Из Парижа мне писали, что первый консул уже открыто бранит меня. Причем даже больше, чем убеждения, которые он мне приписывал, его возмущало обилие иностранцев, бывавших в моем доме. Сын штатгальтера, принц Оранский, оказал мне честь, отобедав у меня,268 и Бонапарт упрекнул его в этом. Какая малость — существование женщины, которую навещают из уважения к ее уму и литературной репутации, однако эта женщина не зависела от Бонапарта, и этого оказалось довольно, чтобы он пожелал ее уничтожить.
В то время, когда я вновь увиделась с отцом, рукопись его книги «Последние соображения относительно политики и финансов» была отдана в печать. Однако, узнав от меня все подробности моих отношений с первым консулом, батюшка предложил забрать рукопись назад. На это я решиться не смогла.269 Сочинение батюшки было поистине превосходным. Я полагала, что если человек, который в течение полутора десятка лет боролся против тирании народа, возвышает голос против абсолютной власти одного, он поступает в высшей степени благородно, и мне хотелось, чтобы этот последний луч славы озарил закат жизни моего отца. Однако для публикации подобного сочинения время было самое неподходящее. Одобряя многие действия первого консула, которого в ту пору не было зазорно поддерживать, ибо он еще не перешел Рубикон преступления,270 отец, однако, указывал на возможность образования монархии отступников, какая впоследствии и была создана;271 больше того, как раз в то время, когда это пророческое сочинение увидело свет, Сенат опубликовал Конституционные законы, призванные оправдать провозглашение пожизненного консульства.
Те, кто участвовал в Революции, всегда находили для своих деяний слова, способные заворожить глупцов. К числу таких слов относятся Конституционные законы.272 Никто не может объяснить, что это такое; тем легче было Бонапарту одних уверить в том, что законы эти довершают построение Республики, а другим пообещать — куда более обоснованно, — что они сулят ей гибель. В этом дополнении к Конституции содержалась присяга пожизненного консула: он клялся воевать исключительно ради защиты Республики. Что думали на сей счет французские солдаты и офицеры, оказавшиеся на берегах Москвы-реки?
Не довольствуясь декретами, которые сосредоточивали в руках Бонапарта высшую власть, не довольствуясь порабощением прессы и бесконечными софизмами, которые изо дня в день заполняли газетные полосы и одурманивали ложью умы всех, кто читает, не читая, то есть не способен задуматься над книгой и умеет лишь забавляться развлекательной статьей, — не довольствуясь, говорю я, всеми этими способами лишить публику здравого смысла, приспешники первого консула решили заняться образованием, иначе говоря, способами приуготовить к рабству подрастающее поколение, как будто для этого было недостаточно примера, подаваемого отцами.
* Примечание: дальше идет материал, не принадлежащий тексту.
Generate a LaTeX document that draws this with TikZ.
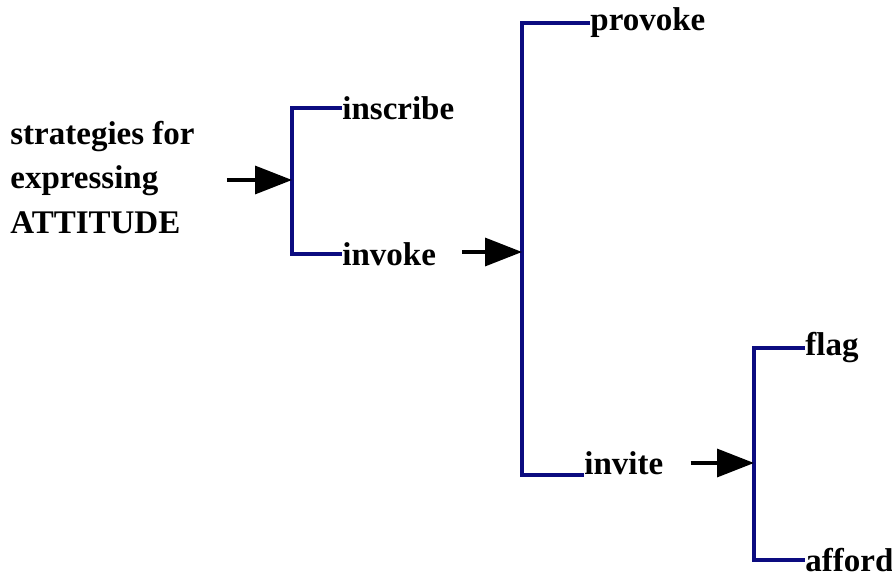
\documentclass[tikz,border=0pt]{standalone}
\usepackage{fontspec}
\setmainfont{Liberation Serif}
\usetikzlibrary{arrows.meta}
\definecolor{forkblue}{RGB}{12,12,128}

\begin{document}
\begin{tikzpicture}[x=0.5pt,y=-0.5pt,
    term/.style={anchor=west,inner sep=0pt,font=\fontsize{16.5}{22}\selectfont\bfseries},
    fork/.style={draw=forkblue,line width=1.9pt},
    feed/.style={draw=black,line width=1.7pt,-{Triangle[length=18.5pt,width=14pt]}}]
  \useasboundingbox (0,0) rectangle (892,577);
  % NODES
  \node[term,anchor=base west,align=left] (attitude) at (10,233) {strategies for\\expressing\\ATTITUDE};
  \node[term] (inscribe) at (342,108) {inscribe};
  \node[term] (invoke)   at (342,254) {invoke};
  \node[term] (provoke)  at (590,23)  {provoke};
  \node[term] (invite)   at (584,463) {invite};
  \node[term] (flag)     at (805,348) {flag};
  \node[term] (afford)   at (805,560) {afford};
  % FORKS
  \coordinate (fork1) at (292,180);
  \coordinate (fork2) at (522,252);
  \coordinate (fork3) at (754,463);
  % PATHS
  \draw[fork] (inscribe.west) -| (fork1) |- (invoke.west);
  \draw[fork] (provoke.west) -| (fork2) |- (invite.south west);
  \draw[fork] (flag.west) -| (fork3) |- (afford.west);
  \draw[feed,shorten <=16pt] (attitude.east |- fork1) -- (fork1);
  \draw[feed,shorten <=13pt] (invoke.east |- fork2) -- (fork2);
  \draw[feed,shorten <=13.5pt] (invite.east |- fork3) -- (fork3);
\end{tikzpicture}
\end{document}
Установления, рожденные Революцией, оказались по большей части недолговечны, однако именно во время Революции была основана Политехническая школа, из стен которой вышли едва ли не все те сильные и независимые люди, что по сей день составляют главную надежду Франции.273 Член Государственного совета, которому поручено было ревизовать работу этой школы, заверил первого консула, что отныне она будет выпускать лишь людей рассудительных, что на нынешнем языке означает: людей, которые умеют покоряться силе и слушаться лишь велений корысти.
С огромным трудом удалось добиться от первого консула позволения преподавать в школах латынь, греческий же был изгнан из них раз и навсегда.274 В самом деле, на что этот древний язык подданным государства, глава которого нуждается только в землепашцах и в солдатах? Да и землепашцев-то терпит лишь потому, что они кормят тех, кого он посылает на смерть. Все образование приняло военный характер; барабанный бой сообщал о начале уроков грамматики; капралы посвящали учеников в тайны словесности. Бонапарта уподобляли Карлу Великому, тогда как гораздо справедливее было противопоставить этих двух правителей, ибо если второй сильно опередил свой век, то первый сильно от него отстал.275 Единственный способ обнаружить сходство между ними - признать, что они двигались навстречу друг другу. Бонапарт был куда ближе к истине, когда в узком кругу сокрушался о том, что, в отличие от Тамерлана, не имеет под своим началом народов, не умеющих рассуждать.276 Следует признать, что за последние годы бедные французы поспешили исправить этот недостаток: они сохранили природный ум, но утратили ту свободу в мыслях и в речах, какой пользовались даже при самых деспотических правителях. Впрочем, даже исповедуй Бонапарт более либеральные взгляды на народное просвещение, воинской повинности, установленной им во Франции, было довольно, чтобы отбить у родителей охоту давать детям образование, а у детей — охоту его получать. Природа Бонапартова деспотизма такова, что, как бы ни складывались дела, он не может завещать грядущим поколениям ничего, кроме несчастий и невежества.